- _Given task_: Print exactly the lines from the first one down to the line containing "297.5, 298.6, 298.7];", both ends included, with no pictures and nothing else.

- _Material_:
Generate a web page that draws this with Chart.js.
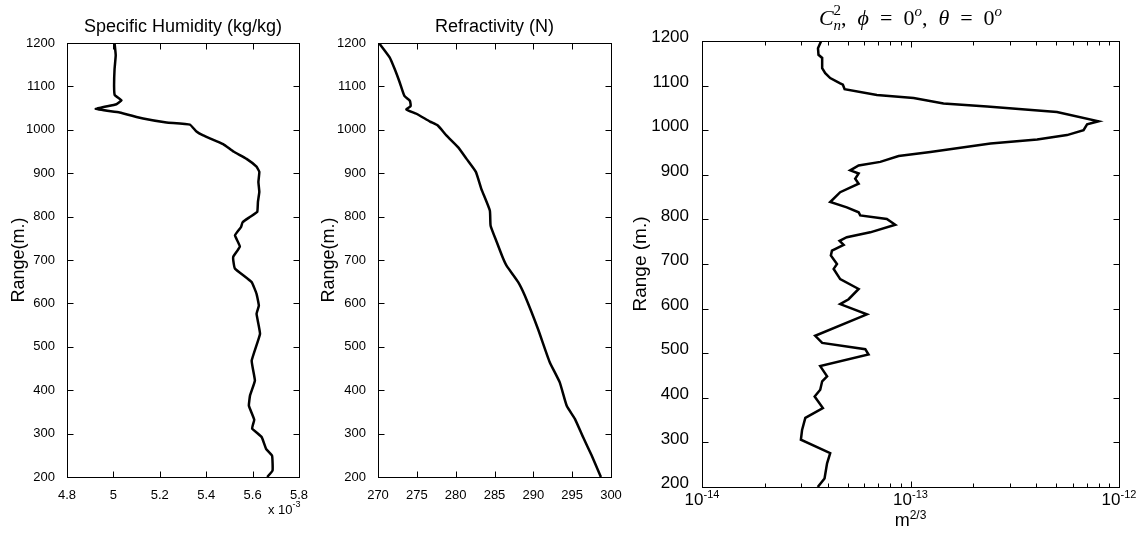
<!DOCTYPE html>
<html>
<head>
<meta charset="utf-8">
<script src="https://cdn.jsdelivr.net/npm/chart.js@4.4.1/dist/chart.umd.min.js"></script>
<style>
  html, body { margin: 0; padding: 0; background: #fff; }
  #wrap { position: relative; width: 1148px; height: 537px; }
  #wrap canvas { position: absolute; left: 0; top: 0; }
</style>
</head>
<body>
<div id="wrap">
  <canvas id="hum" width="1148" height="537"></canvas>
  <canvas id="ref" width="1148" height="537"></canvas>
  <canvas id="cn2" width="1148" height="537"></canvas>
</div>
<script>
// tick labels
const rangeTicks = [200, 300, 400, 500, 600, 700, 800, 900, 1000, 1100, 1200];
const humTicks = [4.8, 5, 5.2, 5.4, 5.6, 5.8];          // x 10^-3
const refTicks = [270, 275, 280, 285, 290, 295, 300];
const cn2Ticks = [1e-14, 1e-13, 1e-12];
const cn2Minor = [1e-14, 1e-13].flatMap(d => [2, 3, 4, 5, 6, 7, 8, 9].map(k => k * d));

// specific humidity profile (kg/kg, in units of 1e-3)
const humRange = [1200, 1172, 1140, 1100, 1080, 1068, 1059, 1048, 1040, 1026, 1017, 1012, 996, 987, 967,
  950, 933, 915, 903, 880, 857, 834, 811, 799, 787, 776, 757, 731, 708, 698, 680, 649, 622, 595, 576,
  530, 468, 422, 388, 364, 332, 312, 292, 265, 249, 215, 200];
const humidity = [5.005, 5.01, 5.005, 5.003, 5.006, 5.035, 5.013, 4.924, 5.027, 5.128, 5.229, 5.33, 5.358, 5.387, 5.473,
  5.517, 5.574, 5.617, 5.629, 5.625, 5.629, 5.623, 5.62, 5.588, 5.557, 5.55, 5.524, 5.545, 5.517, 5.517, 5.524, 5.596, 5.617, 5.627, 5.617,
  5.632, 5.596, 5.61, 5.589, 5.584, 5.607, 5.598, 5.639, 5.658, 5.684, 5.686, 5.663];

// refractivity profile (N units)
const refRange = [1200, 1167, 1140, 1109, 1078, 1067, 1055, 1047, 1037, 1019, 1010, 987, 960, 933, 903, 864,
  814, 779, 741, 704, 687, 649, 618, 541, 465, 418, 364, 334, 292, 250, 204, 200];
const refractivity = [270.13, 271.5, 272.15, 272.8, 273.4, 274.1, 274.2, 273.66, 274.95, 276.7, 277.7, 278.8, 280.3, 281.4, 282.6, 283.3,
  284.4, 284.5, 285.3, 286.1, 286.55, 288.05, 288.9, 290.6, 292.1, 293.4, 294.3, 295.35, 296.4, 297.5, 298.6, 298.7];

// Cn2 profile (m^-2/3)
const cn2Range = [1200, 1184, 1169, 1162, 1139, 1128, 1117, 1105, 1102, 1092, 1079, 1072, 1060, 1053, 1041, 1020,
  1013, 1000, 989, 979, 970, 951, 942, 929, 921, 910, 903, 891, 880, 861, 839, 827, 816, 809, 801, 788, 771,
  760, 752, 743, 730, 719, 700, 689, 666, 644, 621, 610, 587, 539, 523, 509, 497, 471, 448, 437, 418, 403,
  377, 355, 328, 306, 276, 253, 219, 200];
const cn2 = [3.73e-14, 3.60e-14, 3.62e-14, 3.77e-14, 3.77e-14, 3.90e-14, 4.12e-14, 4.60e-14, 4.74e-14, 4.83e-14, 6.9e-14, 1.035e-13, 1.44e-13, 2.33e-13, 5.04e-13, 7.98e-13,
  7.03e-13, 6.76e-13, 5.63e-13, 4.05e-13, 2.42e-13, 1.245e-13, 8.77e-14, 7.16e-14, 5.64e-14, 5.14e-14, 5.64e-14, 5.43e-14, 5.64e-14, 4.60e-14, 4.12e-14, 4.95e-14, 5.64e-14, 5.74e-14, 7.7e-14, 8.45e-14, 6.41e-14,
  4.95e-14, 4.57e-14, 4.78e-14, 4.20e-14, 4.15e-14, 4.44e-14, 4.28e-14, 4.60e-14, 5.64e-14, 5.05e-14, 4.60e-14, 6.18e-14, 3.49e-14, 3.77e-14, 6.07e-14, 6.29e-14, 3.69e-14, 3.98e-14, 3.77e-14, 3.69e-14, 3.47e-14,
  3.80e-14, 3.13e-14, 3.02e-14, 2.98e-14, 4.12e-14, 3.98e-14, 3.87e-14, 3.59e-14];

const SANS = '"Liberation Sans", Arial, Helvetica, sans-serif';
const SERIF = '"Liberation Serif", "DejaVu Serif", serif';

// draw a run of text pieces: [text, font, dy, advances]
function rich(ctx, parts, x, y, align) {
  let w = 0;
  const widths = parts.map(p => {
    ctx.font = p[1];
    const pw = ctx.measureText(p[0]).width;
    if (p[3] !== false) w += pw;
    return pw;
  });
  let cx = align === 'center' ? x - w / 2 : x;
  ctx.save();
  ctx.fillStyle = '#000';
  ctx.textAlign = 'left';
  ctx.textBaseline = 'alphabetic';
  parts.forEach((p, i) => {
    ctx.font = p[1];
    ctx.fillText(p[0], cx, y + (p[2] || 0));
    if (p[3] !== false) cx += widths[i];
  });
  ctx.restore();
}

// box around the plot + inward ticks on all four sides (matlab style)
function frame(xTicks, yTicks, xMinor, extra) {
  return {
    id: 'frame',
    afterDraw(chart) {
      const { ctx, chartArea: a, scales } = chart;
      const L = Math.round(a.left) + 0.5, R = Math.round(a.right) + 0.5;
      const T = Math.round(a.top) + 0.5, B = Math.round(a.bottom) + 0.5;
      ctx.save();
      ctx.strokeStyle = '#000';
      ctx.lineWidth = 1;
      ctx.beginPath();
      const xt = (v, len) => {
        const p = Math.round(scales.x.getPixelForValue(v)) + 0.5;
        ctx.moveTo(p, T); ctx.lineTo(p, T + len);
        ctx.moveTo(p, B); ctx.lineTo(p, B - len);
      };
      xTicks.forEach(v => xt(v, 6));
      (xMinor || []).forEach(v => xt(v, 4));
      yTicks.forEach(v => {
        const p = Math.round(scales.y.getPixelForValue(v)) + 0.5;
        ctx.moveTo(L, p); ctx.lineTo(L + 6, p);
        ctx.moveTo(R, p); ctx.lineTo(R - 6, p);
      });
      ctx.stroke();
      ctx.strokeRect(L, T, R - L, B - T);
      ctx.restore();
      if (extra) extra(chart);
    }
  };
}

function profile(id, o) {
  return new Chart(document.getElementById(id), {
    type: 'scatter',
    data: {
      datasets: [{
        data: o.xs.map((v, i) => ({ x: v, y: o.ys[i] })),
        showLine: true,
        borderColor: '#000',
        borderWidth: 2.5,
        pointRadius: 0,
        tension: o.tension,
        fill: false
      }]
    },
    options: {
      responsive: false,
      animation: false,
      devicePixelRatio: 1,
      layout: { padding: o.padding },
      plugins: { legend: { display: false }, tooltip: { enabled: false }, title: { display: false } },
      scales: {
        x: Object.assign({
          grid: { display: false },
          border: { display: false },
          afterBuildTicks: s => { s.ticks = o.xTicks.map(v => ({ value: v })); },
          afterFit: s => { s.height = o.xHeight; },
          ticks: { color: '#000', padding: 3, maxRotation: 0, font: { family: SANS, size: 13 }, callback: v => String(v) }
        }, o.x),
        y: {
          min: 200, max: 1200,
          grid: { display: false },
          border: { display: false },
          afterBuildTicks: s => { s.ticks = rangeTicks.map(v => ({ value: v })); },
          afterFit: s => { s.width = o.yWidth; },
          ticks: { color: '#000', padding: o.yPad, labelOffset: o.yOffset || 0, font: { family: SANS, size: o.ySize }, callback: v => String(v) },
          title: { display: true, text: o.yTitle, color: '#000', padding: 0, font: { family: SANS, size: o.yTitleSize, lineHeight: 1 } }
        }
      }
    },
    plugins: [frame(o.xTicks, rangeTicks, o.xMinor, o.extra)]
  });
}

profile('hum', {
  xs: humidity, ys: humRange, tension: 0.1,
  padding: { left: 10, right: 1148 - 299, top: 43, bottom: 0 },
  yWidth: 57, xHeight: 60, yPad: 4, ySize: 13, yTitle: 'Range(m.)', yTitleSize: 18,
  xTicks: humTicks,
  x: { type: 'linear', min: 4.8, max: 5.8 },
  extra(chart) {
    const { ctx, chartArea: a } = chart;
    rich(ctx, [['Specific Humidity (kg/kg)', '18px ' + SANS]], (a.left + a.right) / 2, 32, 'center');
    rich(ctx, [['x 10', '13px ' + SANS], ['-3', '9px ' + SANS, -7]], 268, 514);
  }
});

profile('ref', {
  xs: refractivity, ys: refRange, tension: 0.15,
  padding: { left: 320, right: 1148 - 611, top: 43, bottom: 0 },
  yWidth: 58, xHeight: 60, yPad: 4, ySize: 13, yTitle: 'Range(m.)', yTitleSize: 18,
  xTicks: refTicks,
  x: { type: 'linear', min: 270, max: 300 },
  extra(chart) {
    const { ctx, chartArea: a } = chart;
    rich(ctx, [['Refractivity (N)', '18px ' + SANS]], (a.left + a.right) / 2, 32, 'center');
  }
});

profile('cn2', {
  xs: cn2, ys: cn2Range, tension: 0,
  padding: { left: 631, right: 1148 - 1119, top: 41, bottom: 0 },
  yWidth: 71, xHeight: 50, yPad: 5, yOffset: -3.5, ySize: 17, yTitle: 'Range (m.)', yTitleSize: 19,
  xTicks: cn2Ticks, xMinor: cn2Minor,
  x: { type: 'logarithmic', min: 1e-14, max: 1e-12, ticks: { display: false } },
  extra(chart) {
    const { ctx, chartArea: a, scales } = chart;
    const rm = '22px ' + SERIF, it = 'italic 22px ' + SERIF;
    const sIt = 'italic 15px ' + SERIF, sRm = '15px ' + SERIF;
    const eq = '\u2002=\u2002', cm = ',\u2002';
    rich(ctx, [
      ['C', it], ['2', sRm, -10, false], ['n', sIt, 5], [cm, rm],
      ['\u03D5', it], [eq, rm], ['0', rm], ['o', sIt, -9], [cm, rm],
      ['\u03B8', it], [eq, rm], ['0', rm], ['o', sIt, -9]
    ], (a.left + a.right) / 2, 25, 'center');
    const exps = ['-14', '-13', '-12'];
    cn2Ticks.forEach((v, i) => {
      rich(ctx, [['10', '17px ' + SANS], [exps[i], '11px ' + SANS, -7]], scales.x.getPixelForValue(v), 505, 'center');
    });
    rich(ctx, [['m', '18px ' + SANS], ['2/3', '12px ' + SANS, -7]], (a.left + a.right) / 2, 526, 'center');
  }
});
</script>
</body>
</html>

- _Exercise answer_:
Generate a web page that draws this with Chart.js.
<!DOCTYPE html>
<html>
<head>
<meta charset="utf-8">
<script src="https://cdn.jsdelivr.net/npm/chart.js@4.4.1/dist/chart.umd.min.js"></script>
<style>
  html, body { margin: 0; padding: 0; background: #fff; }
  #wrap { position: relative; width: 1148px; height: 537px; }
  #wrap canvas { position: absolute; left: 0; top: 0; }
</style>
</head>
<body>
<div id="wrap">
  <canvas id="hum" width="1148" height="537"></canvas>
  <canvas id="ref" width="1148" height="537"></canvas>
  <canvas id="cn2" width="1148" height="537"></canvas>
</div>
<script>
// tick labels
const rangeTicks = [200, 300, 400, 500, 600, 700, 800, 900, 1000, 1100, 1200];
const humTicks = [4.8, 5, 5.2, 5.4, 5.6, 5.8];          // x 10^-3
const refTicks = [270, 275, 280, 285, 290, 295, 300];
const cn2Ticks = [1e-14, 1e-13, 1e-12];
const cn2Minor = [1e-14, 1e-13].flatMap(d => [2, 3, 4, 5, 6, 7, 8, 9].map(k => k * d));

// specific humidity profile (kg/kg, in units of 1e-3)
const humRange = [1200, 1172, 1140, 1100, 1080, 1068, 1059, 1048, 1040, 1026, 1017, 1012, 996, 987, 967,
  950, 933, 915, 903, 880, 857, 834, 811, 799, 787, 776, 757, 731, 708, 698, 680, 649, 622, 595, 576,
  530, 468, 422, 388, 364, 332, 312, 292, 265, 249, 215, 200];
const humidity = [5.005, 5.01, 5.005, 5.003, 5.006, 5.035, 5.013, 4.924, 5.027, 5.128, 5.229, 5.33, 5.358, 5.387, 5.473,
  5.517, 5.574, 5.617, 5.629, 5.625, 5.629, 5.623, 5.62, 5.588, 5.557, 5.55, 5.524, 5.545, 5.517, 5.517, 5.524, 5.596, 5.617, 5.627, 5.617,
  5.632, 5.596, 5.61, 5.589, 5.584, 5.607, 5.598, 5.639, 5.658, 5.684, 5.686, 5.663];

// refractivity profile (N units)
const refRange = [1200, 1167, 1140, 1109, 1078, 1067, 1055, 1047, 1037, 1019, 1010, 987, 960, 933, 903, 864,
  814, 779, 741, 704, 687, 649, 618, 541, 465, 418, 364, 334, 292, 250, 204, 200];
const refractivity = [270.13, 271.5, 272.15, 272.8, 273.4, 274.1, 274.2, 273.66, 274.95, 276.7, 277.7, 278.8, 280.3, 281.4, 282.6, 283.3,
  284.4, 284.5, 285.3, 286.1, 286.55, 288.05, 288.9, 290.6, 292.1, 293.4, 294.3, 295.35, 296.4, 297.5, 298.6, 298.7];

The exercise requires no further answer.